After Bernie Sanders’ resounding
victory in the Nevada caucuses, once more the political pundits who were so wrong
in 2016 were at it again, bedwetting over a potential Sanders nomination. Some
are claiming that Michael Bloomberg needs to spend all his hundreds of millions
of dollars on attack ads against Sanders instead of Donald Trump. You have
South Carolina Rep. James Clyburn—a long-time Clinton ally—claiming that black
voters are “afraid” of the word “socialist.” You have the Washington Post’s Megan McArdle calling Sanders the Democrats real “enemy”
because he’s an “iconoclastic socialist radical.” Julie Pace in the Associated Press whines that Democratic
are “running out of time” to stop Sanders. Accusations that the Russians are
supposedly interfering on behalf of Sanders are obviously meant to taint him,
with the belief that the Russians would expect him to lose—which for me is just
another reason to vote for Sanders. And of course there is Chris Matthews, who I am increasingly convinced is a Trump troll, spewing nonsense; I used to think MSNBC was the "progressive" news network. I don't believe that anymore.
And it goes on and on; no one
outside the Sanders camp thinks he has a chance. A CBS News poll claims that
most Americans “expect” Trump to be reelected. Well of course they would “expect”
that given all that the negativity they have been hearing from Democratic
pundits. These pundits keep pushing candidates that voters don’t really want
and who are even less likely to beat Trump, and keep attacking the actual frontrunner
who does, unlike all the rest, appeal across a broad spectrum of the Democratic and
“independent” electorate, as Sanders demonstrated in Nevada. I don’t take
seriously at all the “excitement” around Elizabeth Warren’s appearance in
Seattle this weekend, because as I have noted before, mostly white Seattle is
as self-serving and self-deceiving as Warren is.
But this loser mentality is just
what Trump ordered. Is the Democratic leadership and “liberal” pundits being
fools again bashing Sanders supporters? What these people ignore is that not
all Sanders supporters are Democrats or even those who lean left—let alone “socialist.”
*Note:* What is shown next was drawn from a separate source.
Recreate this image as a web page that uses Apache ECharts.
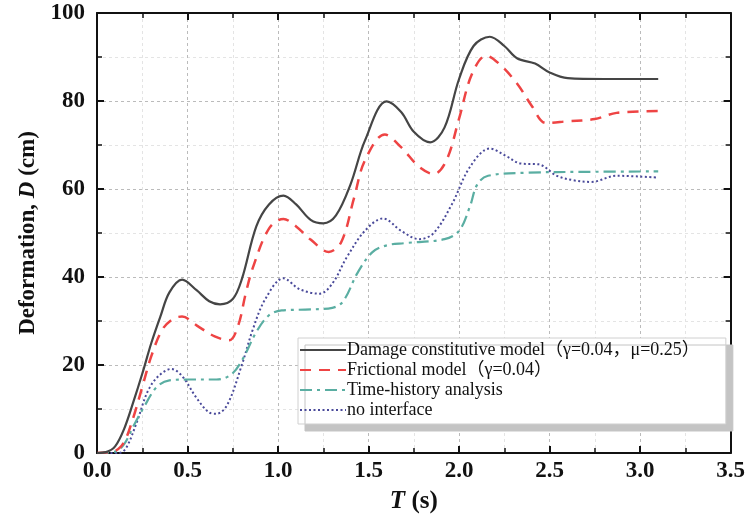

Most voters don’t even really know what a “socialist” is; for many, if it means
the opposite of what Trump is, then they are all for it. Hillary Clinton lost
Wisconsin, Michigan and Pennsylvania in 2016 because of a deep misunderstanding
of the electorate by so-called Democratic “strategists.” Barack Obama won
against John McCain and Mitt Romney because he at least provided the appearance
of being on the side of white working class voters who could vote either way.
If Clinton had faced an opponent of that stripe, she would have won easily. But
unfortunately for her, she faced a candidate who wasn’t a “traditional”
candidate playing by the “traditional” rules.
White working class people in
particular—many of them nursing “grievances” that had no basis in reality but
made them susceptible to demagoguery that appeared to put their “interests”
above that of all others—were not necessarily Republican voters, but many did
not like what they were hearing from Clinton, who seemed to be taking their
votes for granted. Many of those voters who opted from Trump would have
preferred to vote for Sanders, since he was actively playing for their support,
and he was the more morally and ethically acceptable choice, and Clinton
clearly was lacking in all those details.
Claims that a potential Sanders
nomination will be a “certain loser” ignores the fact that for now there are so
many people remaining in the field that voters are either “confused” or being
influenced by the all the handwringing going by the media that regardless of
who is the nominee a majority believe that Trump will be reelected. I mean
really: I am certain a majority of people would prefer someone other than Trump
as president, but all the virulent attacks on Sanders and his so-called “Bernie
Bros” are not just hurting his chances, but all the other potential Democratic
nominees as well. I supported Sanders in 2016; I didn’t vote for either Clinton
or Trump in the general election, and although it didn’t matter in a solidly blue
state like Washington, such a vote (or non-vote) probably would have made a
difference in states like Wisconsin and Michigan.
According to conservative pundit Ryan James Girdusky, Democrats are once again taking
Sanders supporters like me for granted. I wasn’t one of the 12 percent who
supposedly voted for Trump in 2016, although I could understand why they did. I
wasn’t one of those who thought that the Democratic Party was (ironically)
moving too far left on cultural issues, but I can understand how Clinton’s “woke”
hypocrisy could turn off some working class voters. And I could see how Clinton
and her allies’ corruption and pathological lying was just too much to stomach,
because that was my principle “beef” against her. Instead of taking Sanders
supporters seriously, “Democrats have doubled down on their rhetoric and
their unwillingness to cede ground to Sanders and his base,” wrote Girdusky.
It’s the wrong move, yet
Democratic “strategists” and pundits continue to do their own best to make
certain that Trump is reelected. It seems that only Sanders supporters think
that the Democrats can win in 2020. And why not? All the pundits and “experts”
have to do is to stop saying he can’t win.